Ringfort, Templenabree, Co. Sligo
Co. Sligo |
Ringforts
What makes the ringfort at Templenabree quietly puzzling is not what remains of it, but what has almost entirely disappeared.
A circular raised area roughly twenty metres in internal diameter, it retains just enough of its original form to suggest what it once was, while offering almost no structural evidence of how it was built or used. There is no surviving bank, no clearly defined entrance, and only a scatter of stone around the perimeter to hint that a wall may once have enclosed the space.
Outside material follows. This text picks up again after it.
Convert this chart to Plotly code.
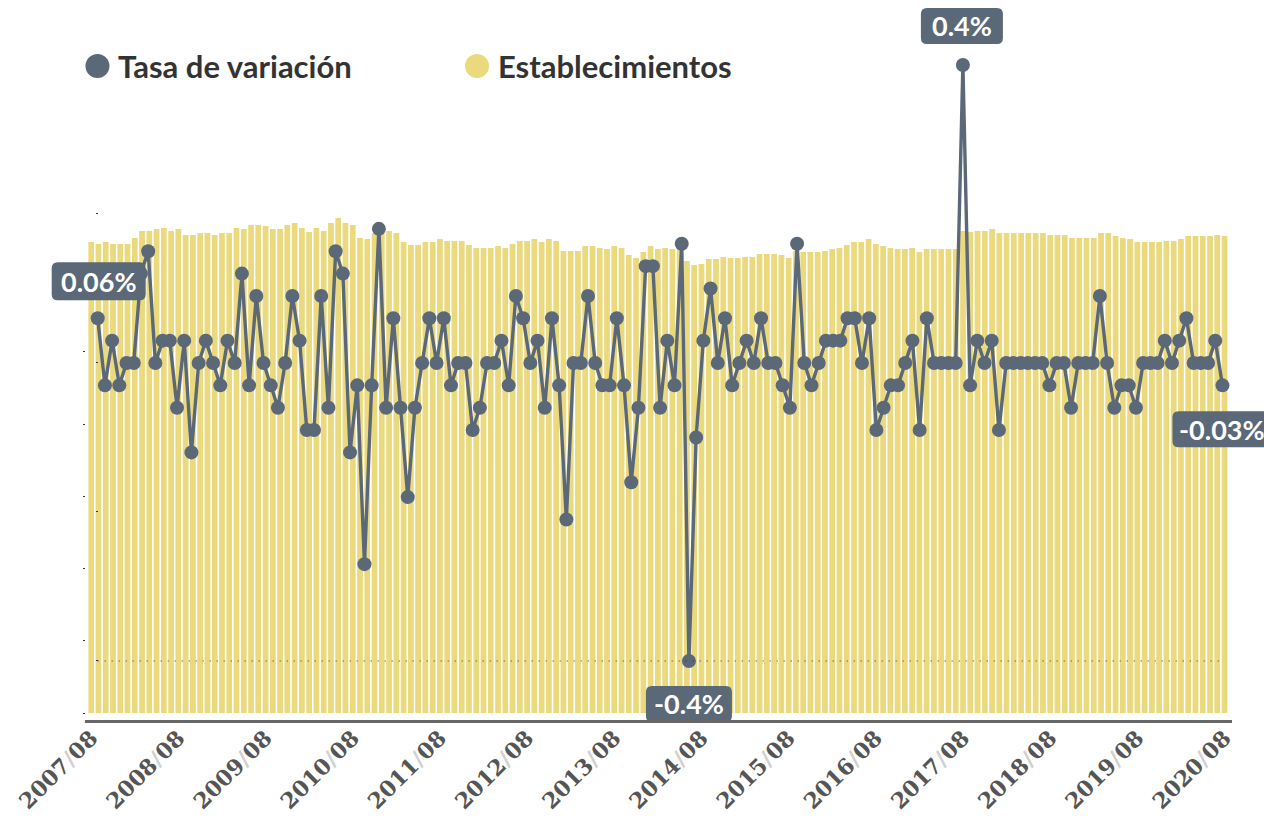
import plotly.graph_objects as go

# ---------------- data ----------------
months = []
for k in range(157):
    y = 2007 + (7 + k) // 12
    m = (7 + k) % 12 + 1
    months.append(f"{y}/{m:02d}")

establecimientos = [
    6523, 6496, 6523, 6496, 6496, 6496, 6579, 6676, 6676, 6703, 6717, 6676, 6703, 6620, 6620, 6648,
    6648, 6620, 6648, 6648, 6717, 6703, 6759, 6759, 6745, 6703, 6703, 6759, 6787, 6717, 6662, 6717,
    6676, 6787, 6856, 6787, 6759, 6579, 6565, 6648, 6662,
    6676, 6648, 6523, 6482, 6482, 6523, 6523, 6565, 6537, 6537, 6537, 6482, 6440, 6440, 6440, 6468,
    6440, 6496, 6537, 6537, 6565,
    6523, 6565, 6537, 6399, 6399, 6399, 6468, 6468, 6440, 6426, 6468, 6440, 6343, 6302,
    6385, 6468, 6426, 6440, 6426, 6454,
    6260, 6205, 6219, 6288, 6288, 6316, 6302, 6302, 6316, 6316, 6357, 6357, 6357, 6343, 6302,
    6399, 6385, 6385, 6385, 6399, 6426, 6440, 6482, 6523, 6523, 6565, 6496, 6468, 6440, 6426, 6426,
    6440, 6385, 6426, 6426, 6426, 6426, 6426,
    6676, 6662, 6676, 6676, 6703,
    6648, 6648, 6648, 6648, 6648, 6648, 6648, 6620, 6620, 6620, 6579, 6579, 6579, 6579, 6648, 6648,
    6606, 6579, 6565, 6523, 6523, 6523, 6523, 6537, 6537, 6565, 6606, 6606, 6606, 6606, 6620, 6606,
]

tasa = [
    0.06, -0.03, 0.03, -0.03, 0.0, 0.0, 0.12, 0.15, 0.0, 0.03, 0.03, -0.06, 0.03, -0.12, 0.0, 0.03,
    0.0, -0.03, 0.03, 0.0, 0.12, -0.03, 0.09, 0.0, -0.03, -0.06, 0.0, 0.09, 0.03, -0.09, -0.09, 0.09,
    -0.06, 0.15, 0.12, -0.12, -0.03, -0.27, -0.03, 0.18, -0.06, 0.06, -0.06, -0.18, -0.06, 0.0, 0.06,
    0.0, 0.06, -0.03, 0.0, 0.0, -0.09, -0.06, 0.0, 0.0, 0.03, -0.03, 0.09, 0.06, 0.0, 0.03, -0.06,
    0.06, -0.03, -0.21, 0.0, 0.0, 0.09, 0.0, -0.03, -0.03, 0.06, -0.03, -0.16, -0.06, 0.13, 0.13,
    -0.06, 0.03, -0.03, 0.16, -0.4, -0.10, 0.03, 0.10, 0.0, 0.06, -0.03, 0.0, 0.03, 0.0, 0.06, 0.0,
    0.0, -0.03, -0.06, 0.16, 0.0, -0.03, 0.0, 0.03, 0.03, 0.03, 0.06, 0.06, 0.0, 0.06, -0.09, -0.06,
    -0.03, -0.03, 0.0, 0.03, -0.09, 0.06, 0.0, 0.0, 0.0, 0.0, 0.4, -0.03, 0.03, 0.0, 0.03, -0.09,
    0.0, 0.0, 0.0, 0.0, 0.0, 0.0, -0.03, 0.0, 0.0, -0.06, 0.0, 0.0, 0.0, 0.09, 0.0, -0.06, -0.03,
    -0.03, -0.06, 0.0, 0.0, 0.0, 0.03, 0.0, 0.03, 0.06, 0.0, 0.0, 0.0, 0.03, -0.03,
]

bar_ticks = [0, 1000, 2000, 3000, 4000, 5000, 6000]
rate_ticks = [-0.4, -0.2, 0.0, 0.2]

tick_idx = list(range(0, 157, 12))
tick_vals = [months[i] for i in tick_idx]
tick_text = [months[i].replace("/", "<span style='color:#d0d0d0'>/</span>") for i in tick_idx]

LINE_C = "#5A6877"
BAR_C = "#EBD97E"

fig = go.Figure()
fig.add_trace(go.Bar(x=months, y=establecimientos, marker=dict(color=BAR_C, line=dict(width=0)),
                     name="Establecimientos", xaxis="x", yaxis="y", showlegend=False,
                     hoverinfo="skip"))
fig.add_trace(go.Scatter(x=months, y=tasa, mode="lines+markers", name="Tasa de variación",
                         line=dict(color=LINE_C, width=3.4),
                         marker=dict(color=LINE_C, size=14),
                         xaxis="x2", yaxis="y2", showlegend=False, hoverinfo="skip"))

# ---------------- label boxes ----------------
def rr_path(cx, cy, a, b, r=6):
    return (f"M {cx-a+r},{cy-b} L {cx+a-r},{cy-b} Q {cx+a},{cy-b} {cx+a},{cy-b+r} "
            f"L {cx+a},{cy+b-r} Q {cx+a},{cy+b} {cx+a-r},{cy+b} L {cx-a+r},{cy+b} "
            f"Q {cx-a},{cy+b} {cx-a},{cy+b-r} L {cx-a},{cy-b+r} Q {cx-a},{cy-b} {cx-a+r},{cy-b} Z")

i_max = max(range(len(tasa)), key=lambda i: tasa[i])
i_min = min(range(len(tasa)), key=lambda i: tasa[i])
labels = [
    (0, "0.06%", 1, 37, 47, 19),
    (i_max, "0.4%", -1, 39, 41, 18),
    (i_min, "-0.4%", 0, -43, 43, 18),
    (len(tasa) - 1, "-0.03%", 0, -44, 50, 18),
]
shapes = []
annotations = []
for idx, txt, dx, dy, a, b in labels:
    shapes.append(dict(type="path", xref="x2", yref="y2", xsizemode="pixel", ysizemode="pixel",
                       xanchor=months[idx], yanchor=tasa[idx], path=rr_path(dx, dy, a, b),
                       fillcolor=LINE_C, line=dict(width=0), layer="above"))
    annotations.append(dict(x=months[idx], y=tasa[idx], xref="x2", yref="y2", text=txt,
                            showarrow=False, xshift=dx, yshift=dy,
                            font=dict(family="Lato", size=27, color="white", weight="bold")))

# dotted reference line at -0.4
shapes.append(dict(type="line", xref="x2", yref="y2", x0=months[0], x1=months[-1], y0=-0.4, y1=-0.4,
                   line=dict(color="#333333", width=1, dash="1px,6px"), layer="above"))
# x axis base line
shapes.append(dict(type="line", xref="paper", yref="paper", x0=0.0672, x1=0.9747, y0=-0.002, y1=-0.002,
                   line=dict(color="#666666", width=3)))

# custom legend
leg = [(0.0771, 0.0918, LINE_C, "Tasa de variación"), (0.3774, 0.3924, BAR_C, "Establecimientos")]
for cxp, txp, col, txt in leg:
    shapes.append(dict(type="circle", xref="paper", yref="paper", xsizemode="pixel", ysizemode="pixel",
                       xanchor=cxp, yanchor=0.9083, x0=-12, x1=12, y0=-12, y1=12,
                       fillcolor=col, line=dict(width=0)))
    annotations.append(dict(x=txp, y=0.9083, xref="paper", yref="paper", text=txt, showarrow=False,
                            xanchor="left", yanchor="middle",
                            font=dict(family="Lato", size=31, color="#333333", weight="bold")))

fig.update_layout(
    template="none",
    width=1264, height=820,
    margin=dict(l=0, r=0, t=0, b=100, pad=0),
    paper_bgcolor="white", plot_bgcolor="white",
    bargap=0.215,
    showlegend=False,
    xaxis=dict(type="category", range=[-12.553, 161.43], tickmode="array", tickvals=tick_vals,
               ticktext=tick_text, tickangle=-45, ticks="", showgrid=False, zeroline=False,
               showline=False, automargin=False,
               tickfont=dict(family="DejaVu Serif", size=22, color="#555555", weight="bold")),
    xaxis2=dict(type="category", overlaying="x", range=[-13.551, 161.76], showgrid=False,
                zeroline=False, showline=False, showticklabels=False, ticks="", automargin=False),
    yaxis=dict(range=[-97, 9875], tickmode="array", tickvals=bar_ticks, ticks="outside", ticklen=2,
               tickcolor="#333333", anchor="free", position=0.0672,
               showticklabels=False, showgrid=False, zeroline=False, showline=False, automargin=False),
    yaxis2=dict(overlaying="y", range=[-0.4792, 0.4872], anchor="free", position=0.0775,
                tickmode="array", tickvals=rate_ticks, ticks="outside", ticklen=2, tickcolor="#333333",
                showgrid=False, zeroline=False, showline=False, showticklabels=False, automargin=False),
    shapes=shapes,
    annotations=annotations,
)

fig.write_html("out.html", config={"displayModeBar": False},
               post_script="document.body.style.margin='0';document.body.style.padding='0';")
Ringforts, sometimes called raths when earthen and cashels when stone-built, were the most common form of enclosed settlement in early medieval Ireland, typically dating from roughly the sixth to the twelfth century. They served as farmsteads for single families, the enclosing bank or wall functioning less as a military defence and more as a boundary against livestock and a marker of social territory. The Templenabree example appears to belong to the stone-walled tradition, though so little survives that this remains an inference rather than a certainty. What does survive, and what makes the site genuinely curious, is a scattering of sea-shells across the interior surface. Shells of this kind, found away from an obvious coastal midden, can indicate deliberate deposition or the remains of food waste from occupation, and their presence here raises quiet questions about the people who once lived within this now barely legible circle.